Exercise aim: Write out exactly the lines from the start of the entries through the one that contains "import plotly.graph_objects as go", including both.

Exercise material:
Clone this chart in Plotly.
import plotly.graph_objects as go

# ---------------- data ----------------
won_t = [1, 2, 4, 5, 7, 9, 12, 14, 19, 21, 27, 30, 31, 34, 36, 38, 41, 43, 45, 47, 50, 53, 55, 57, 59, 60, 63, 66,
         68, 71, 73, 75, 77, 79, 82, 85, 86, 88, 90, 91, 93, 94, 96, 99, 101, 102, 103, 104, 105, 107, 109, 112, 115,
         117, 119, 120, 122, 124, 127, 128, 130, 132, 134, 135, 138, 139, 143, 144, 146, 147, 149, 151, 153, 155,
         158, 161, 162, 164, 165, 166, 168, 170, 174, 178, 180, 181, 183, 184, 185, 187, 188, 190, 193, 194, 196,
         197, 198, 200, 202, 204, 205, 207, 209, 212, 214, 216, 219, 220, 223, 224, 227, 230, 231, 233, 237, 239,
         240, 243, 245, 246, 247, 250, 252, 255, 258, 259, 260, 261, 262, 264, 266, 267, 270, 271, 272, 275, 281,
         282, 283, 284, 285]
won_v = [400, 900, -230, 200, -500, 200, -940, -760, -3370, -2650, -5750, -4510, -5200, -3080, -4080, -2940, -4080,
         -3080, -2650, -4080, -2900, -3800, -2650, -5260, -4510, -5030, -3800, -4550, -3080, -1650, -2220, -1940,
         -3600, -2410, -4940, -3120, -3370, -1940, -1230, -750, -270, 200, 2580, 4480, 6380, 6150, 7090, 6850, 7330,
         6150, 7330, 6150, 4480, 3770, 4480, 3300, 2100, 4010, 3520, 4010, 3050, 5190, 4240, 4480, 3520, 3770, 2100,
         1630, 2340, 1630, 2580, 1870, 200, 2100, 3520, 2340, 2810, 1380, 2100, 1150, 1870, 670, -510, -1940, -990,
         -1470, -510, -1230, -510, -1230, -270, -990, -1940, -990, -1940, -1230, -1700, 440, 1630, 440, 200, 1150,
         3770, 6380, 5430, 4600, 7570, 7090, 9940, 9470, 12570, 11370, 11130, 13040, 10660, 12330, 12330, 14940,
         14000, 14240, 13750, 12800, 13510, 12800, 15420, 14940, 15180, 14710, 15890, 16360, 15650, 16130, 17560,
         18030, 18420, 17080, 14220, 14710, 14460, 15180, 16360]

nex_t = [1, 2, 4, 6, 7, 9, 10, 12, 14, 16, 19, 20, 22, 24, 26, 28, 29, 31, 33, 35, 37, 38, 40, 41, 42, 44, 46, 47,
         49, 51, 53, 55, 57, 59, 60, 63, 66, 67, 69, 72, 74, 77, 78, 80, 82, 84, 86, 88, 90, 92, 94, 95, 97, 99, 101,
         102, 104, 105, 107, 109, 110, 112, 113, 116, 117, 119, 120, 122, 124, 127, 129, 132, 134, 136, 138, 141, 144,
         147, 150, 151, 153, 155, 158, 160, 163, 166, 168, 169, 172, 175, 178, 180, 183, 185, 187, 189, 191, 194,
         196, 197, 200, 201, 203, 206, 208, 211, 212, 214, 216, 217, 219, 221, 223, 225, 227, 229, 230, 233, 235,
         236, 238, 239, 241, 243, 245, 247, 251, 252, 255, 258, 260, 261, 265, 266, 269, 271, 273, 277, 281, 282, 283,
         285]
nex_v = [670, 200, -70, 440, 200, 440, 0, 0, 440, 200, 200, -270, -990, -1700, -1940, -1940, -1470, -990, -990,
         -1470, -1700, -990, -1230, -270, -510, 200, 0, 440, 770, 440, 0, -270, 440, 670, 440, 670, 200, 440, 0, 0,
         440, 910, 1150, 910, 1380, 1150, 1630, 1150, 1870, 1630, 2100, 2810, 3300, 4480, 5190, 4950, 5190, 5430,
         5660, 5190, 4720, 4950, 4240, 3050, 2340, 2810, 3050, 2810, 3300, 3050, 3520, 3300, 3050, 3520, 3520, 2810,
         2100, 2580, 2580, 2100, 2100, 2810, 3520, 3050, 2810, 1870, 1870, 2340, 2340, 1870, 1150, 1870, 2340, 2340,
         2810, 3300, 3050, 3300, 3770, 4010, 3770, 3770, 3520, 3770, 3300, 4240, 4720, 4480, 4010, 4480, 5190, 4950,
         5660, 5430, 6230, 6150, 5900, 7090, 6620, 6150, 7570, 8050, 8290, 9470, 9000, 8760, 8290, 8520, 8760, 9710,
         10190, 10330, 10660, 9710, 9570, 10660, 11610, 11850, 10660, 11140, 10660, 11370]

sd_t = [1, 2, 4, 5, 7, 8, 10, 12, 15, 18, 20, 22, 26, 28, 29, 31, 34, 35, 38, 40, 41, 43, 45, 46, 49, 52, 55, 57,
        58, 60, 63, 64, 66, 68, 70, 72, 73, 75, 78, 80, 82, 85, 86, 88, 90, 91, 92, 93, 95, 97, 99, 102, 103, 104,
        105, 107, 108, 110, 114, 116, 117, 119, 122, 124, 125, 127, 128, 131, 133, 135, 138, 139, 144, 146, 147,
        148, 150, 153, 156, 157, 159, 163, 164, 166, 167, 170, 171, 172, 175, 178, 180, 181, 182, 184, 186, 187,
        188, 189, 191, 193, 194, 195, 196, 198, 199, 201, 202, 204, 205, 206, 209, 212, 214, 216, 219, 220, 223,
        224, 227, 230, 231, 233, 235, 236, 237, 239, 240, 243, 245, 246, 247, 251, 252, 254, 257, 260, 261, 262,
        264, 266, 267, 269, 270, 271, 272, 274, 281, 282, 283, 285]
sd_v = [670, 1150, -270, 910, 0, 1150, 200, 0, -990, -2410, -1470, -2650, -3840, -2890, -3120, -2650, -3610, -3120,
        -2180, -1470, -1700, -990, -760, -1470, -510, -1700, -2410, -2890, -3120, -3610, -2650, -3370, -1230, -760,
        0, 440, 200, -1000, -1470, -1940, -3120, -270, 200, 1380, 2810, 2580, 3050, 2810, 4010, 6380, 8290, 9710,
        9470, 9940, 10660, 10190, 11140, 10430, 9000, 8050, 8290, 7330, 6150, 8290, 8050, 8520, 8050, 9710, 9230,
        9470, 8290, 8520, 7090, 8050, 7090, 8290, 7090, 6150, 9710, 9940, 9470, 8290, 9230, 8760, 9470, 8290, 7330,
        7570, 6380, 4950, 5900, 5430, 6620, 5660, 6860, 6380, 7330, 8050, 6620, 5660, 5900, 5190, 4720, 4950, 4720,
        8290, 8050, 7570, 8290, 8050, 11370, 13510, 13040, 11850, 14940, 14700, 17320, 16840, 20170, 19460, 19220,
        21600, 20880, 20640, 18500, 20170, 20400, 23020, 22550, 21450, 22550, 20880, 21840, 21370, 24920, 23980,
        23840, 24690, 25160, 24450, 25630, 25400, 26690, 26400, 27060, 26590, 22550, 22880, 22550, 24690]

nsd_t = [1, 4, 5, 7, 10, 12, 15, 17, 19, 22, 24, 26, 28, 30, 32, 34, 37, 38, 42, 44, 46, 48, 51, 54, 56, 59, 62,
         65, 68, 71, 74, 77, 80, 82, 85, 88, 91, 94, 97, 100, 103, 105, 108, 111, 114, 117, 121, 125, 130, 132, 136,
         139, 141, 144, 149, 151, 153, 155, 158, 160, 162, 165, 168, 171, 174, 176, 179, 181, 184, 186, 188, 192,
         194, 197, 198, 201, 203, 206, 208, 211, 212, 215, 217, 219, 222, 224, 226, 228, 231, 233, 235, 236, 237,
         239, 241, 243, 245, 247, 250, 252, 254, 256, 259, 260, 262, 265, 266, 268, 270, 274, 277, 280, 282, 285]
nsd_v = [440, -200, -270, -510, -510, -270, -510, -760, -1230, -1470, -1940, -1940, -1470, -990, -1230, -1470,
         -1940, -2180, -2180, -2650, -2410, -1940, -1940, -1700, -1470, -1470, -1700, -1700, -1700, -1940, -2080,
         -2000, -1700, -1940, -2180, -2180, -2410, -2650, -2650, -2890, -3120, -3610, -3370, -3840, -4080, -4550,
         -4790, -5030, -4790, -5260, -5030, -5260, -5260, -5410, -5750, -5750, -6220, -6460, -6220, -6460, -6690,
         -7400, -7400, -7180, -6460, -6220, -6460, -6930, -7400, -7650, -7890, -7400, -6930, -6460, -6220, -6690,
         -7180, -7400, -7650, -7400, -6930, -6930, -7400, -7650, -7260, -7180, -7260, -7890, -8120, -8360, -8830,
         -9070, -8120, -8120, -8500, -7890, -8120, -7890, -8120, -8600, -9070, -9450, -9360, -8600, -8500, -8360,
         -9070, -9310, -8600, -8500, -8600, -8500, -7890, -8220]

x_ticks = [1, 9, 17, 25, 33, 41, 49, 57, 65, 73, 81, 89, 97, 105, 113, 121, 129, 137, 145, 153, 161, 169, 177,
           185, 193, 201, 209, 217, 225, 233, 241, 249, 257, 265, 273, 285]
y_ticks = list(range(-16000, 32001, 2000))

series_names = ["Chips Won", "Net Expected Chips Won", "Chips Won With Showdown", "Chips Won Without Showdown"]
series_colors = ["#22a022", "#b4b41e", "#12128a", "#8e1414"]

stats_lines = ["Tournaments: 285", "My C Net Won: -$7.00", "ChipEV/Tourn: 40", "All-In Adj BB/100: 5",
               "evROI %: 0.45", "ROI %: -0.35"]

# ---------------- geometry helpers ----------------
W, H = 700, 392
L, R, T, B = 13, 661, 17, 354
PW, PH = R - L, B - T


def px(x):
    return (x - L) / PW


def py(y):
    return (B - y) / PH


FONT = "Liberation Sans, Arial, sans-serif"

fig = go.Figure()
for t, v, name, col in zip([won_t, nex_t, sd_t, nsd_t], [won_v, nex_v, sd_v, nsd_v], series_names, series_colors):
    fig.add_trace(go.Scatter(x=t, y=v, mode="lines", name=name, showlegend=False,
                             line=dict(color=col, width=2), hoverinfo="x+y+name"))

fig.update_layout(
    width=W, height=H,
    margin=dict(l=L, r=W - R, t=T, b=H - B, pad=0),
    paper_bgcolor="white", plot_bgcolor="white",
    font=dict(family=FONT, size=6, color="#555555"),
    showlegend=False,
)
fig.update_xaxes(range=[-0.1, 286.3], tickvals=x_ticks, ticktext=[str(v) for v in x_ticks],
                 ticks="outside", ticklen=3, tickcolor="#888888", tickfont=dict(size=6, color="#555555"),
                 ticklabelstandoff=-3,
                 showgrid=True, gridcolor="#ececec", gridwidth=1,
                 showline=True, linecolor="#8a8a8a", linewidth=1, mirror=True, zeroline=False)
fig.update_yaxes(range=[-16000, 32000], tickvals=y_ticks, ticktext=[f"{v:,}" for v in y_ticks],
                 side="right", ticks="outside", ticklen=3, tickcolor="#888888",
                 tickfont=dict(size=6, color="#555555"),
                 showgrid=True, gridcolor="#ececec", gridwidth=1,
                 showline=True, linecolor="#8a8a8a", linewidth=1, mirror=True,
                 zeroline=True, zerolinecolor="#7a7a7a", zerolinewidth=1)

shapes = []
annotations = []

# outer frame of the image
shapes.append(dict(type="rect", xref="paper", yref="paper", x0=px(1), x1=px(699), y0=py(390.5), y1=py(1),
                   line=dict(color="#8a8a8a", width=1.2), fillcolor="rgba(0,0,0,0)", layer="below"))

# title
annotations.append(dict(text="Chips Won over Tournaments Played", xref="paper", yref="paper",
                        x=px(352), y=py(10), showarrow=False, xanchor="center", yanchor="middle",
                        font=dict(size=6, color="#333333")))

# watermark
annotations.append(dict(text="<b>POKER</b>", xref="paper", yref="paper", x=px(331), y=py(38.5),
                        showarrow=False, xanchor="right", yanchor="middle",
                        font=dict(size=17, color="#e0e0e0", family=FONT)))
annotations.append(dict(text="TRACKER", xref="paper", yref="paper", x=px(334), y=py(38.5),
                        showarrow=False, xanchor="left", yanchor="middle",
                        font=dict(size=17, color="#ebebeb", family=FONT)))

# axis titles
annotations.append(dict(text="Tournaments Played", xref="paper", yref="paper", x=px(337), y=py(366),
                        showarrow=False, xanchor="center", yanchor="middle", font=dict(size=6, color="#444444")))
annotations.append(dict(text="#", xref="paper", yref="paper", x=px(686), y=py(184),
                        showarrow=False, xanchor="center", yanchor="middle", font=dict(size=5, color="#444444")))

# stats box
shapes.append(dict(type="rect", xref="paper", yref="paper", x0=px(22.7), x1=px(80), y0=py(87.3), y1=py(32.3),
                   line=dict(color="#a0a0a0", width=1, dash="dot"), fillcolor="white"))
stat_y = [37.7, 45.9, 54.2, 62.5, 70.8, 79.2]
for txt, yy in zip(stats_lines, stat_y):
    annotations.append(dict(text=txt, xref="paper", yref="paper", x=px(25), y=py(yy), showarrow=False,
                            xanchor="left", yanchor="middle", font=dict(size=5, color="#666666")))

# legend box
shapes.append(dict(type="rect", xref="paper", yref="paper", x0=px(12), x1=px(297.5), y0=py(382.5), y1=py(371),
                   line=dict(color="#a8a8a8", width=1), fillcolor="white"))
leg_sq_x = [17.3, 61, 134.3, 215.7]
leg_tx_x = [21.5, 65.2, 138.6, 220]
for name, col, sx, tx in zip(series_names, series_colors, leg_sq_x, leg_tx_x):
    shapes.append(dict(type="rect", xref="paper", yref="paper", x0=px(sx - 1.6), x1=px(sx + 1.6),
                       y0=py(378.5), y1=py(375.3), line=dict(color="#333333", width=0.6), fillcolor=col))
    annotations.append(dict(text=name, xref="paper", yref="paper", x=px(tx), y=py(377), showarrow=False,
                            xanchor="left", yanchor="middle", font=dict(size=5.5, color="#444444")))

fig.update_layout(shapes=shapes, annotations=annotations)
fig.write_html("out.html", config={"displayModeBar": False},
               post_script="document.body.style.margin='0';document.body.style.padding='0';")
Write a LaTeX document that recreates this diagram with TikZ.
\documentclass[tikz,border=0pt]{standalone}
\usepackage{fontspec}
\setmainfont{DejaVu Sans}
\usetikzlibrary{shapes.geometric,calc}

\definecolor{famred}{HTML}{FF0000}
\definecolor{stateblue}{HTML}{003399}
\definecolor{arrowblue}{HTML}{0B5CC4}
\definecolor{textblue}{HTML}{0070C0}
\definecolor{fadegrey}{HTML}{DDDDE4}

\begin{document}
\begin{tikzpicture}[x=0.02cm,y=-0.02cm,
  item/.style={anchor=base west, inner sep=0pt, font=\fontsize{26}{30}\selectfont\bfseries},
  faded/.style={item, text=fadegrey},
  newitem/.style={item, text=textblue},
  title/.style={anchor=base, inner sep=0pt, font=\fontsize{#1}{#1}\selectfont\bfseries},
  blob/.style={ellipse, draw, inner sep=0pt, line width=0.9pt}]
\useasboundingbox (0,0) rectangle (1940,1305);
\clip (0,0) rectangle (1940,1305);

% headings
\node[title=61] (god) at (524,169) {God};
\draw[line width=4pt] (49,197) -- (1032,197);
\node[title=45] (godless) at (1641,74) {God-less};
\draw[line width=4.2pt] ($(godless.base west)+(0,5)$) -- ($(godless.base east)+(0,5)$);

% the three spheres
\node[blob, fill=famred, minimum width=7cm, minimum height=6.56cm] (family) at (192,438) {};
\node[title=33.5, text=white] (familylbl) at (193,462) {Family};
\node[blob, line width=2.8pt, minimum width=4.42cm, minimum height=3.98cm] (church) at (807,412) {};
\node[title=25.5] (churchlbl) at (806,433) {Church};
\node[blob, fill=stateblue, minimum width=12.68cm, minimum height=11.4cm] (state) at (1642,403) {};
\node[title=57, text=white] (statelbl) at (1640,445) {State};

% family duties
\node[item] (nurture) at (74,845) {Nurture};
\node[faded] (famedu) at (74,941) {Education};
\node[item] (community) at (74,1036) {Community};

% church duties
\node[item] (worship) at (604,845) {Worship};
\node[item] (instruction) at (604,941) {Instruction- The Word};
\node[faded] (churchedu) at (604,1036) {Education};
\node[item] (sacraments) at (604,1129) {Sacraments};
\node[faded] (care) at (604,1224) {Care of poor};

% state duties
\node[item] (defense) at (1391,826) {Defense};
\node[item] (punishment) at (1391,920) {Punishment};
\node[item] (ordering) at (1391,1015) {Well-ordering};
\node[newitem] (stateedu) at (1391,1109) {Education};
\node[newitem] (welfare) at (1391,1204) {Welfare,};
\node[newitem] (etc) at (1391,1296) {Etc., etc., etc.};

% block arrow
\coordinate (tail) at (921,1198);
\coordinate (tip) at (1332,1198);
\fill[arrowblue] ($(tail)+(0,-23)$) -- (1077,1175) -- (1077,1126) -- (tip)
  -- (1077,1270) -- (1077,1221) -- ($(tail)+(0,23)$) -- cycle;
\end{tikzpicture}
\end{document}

Solution for this problem:
Clone this chart in Plotly.
import plotly.graph_objects as go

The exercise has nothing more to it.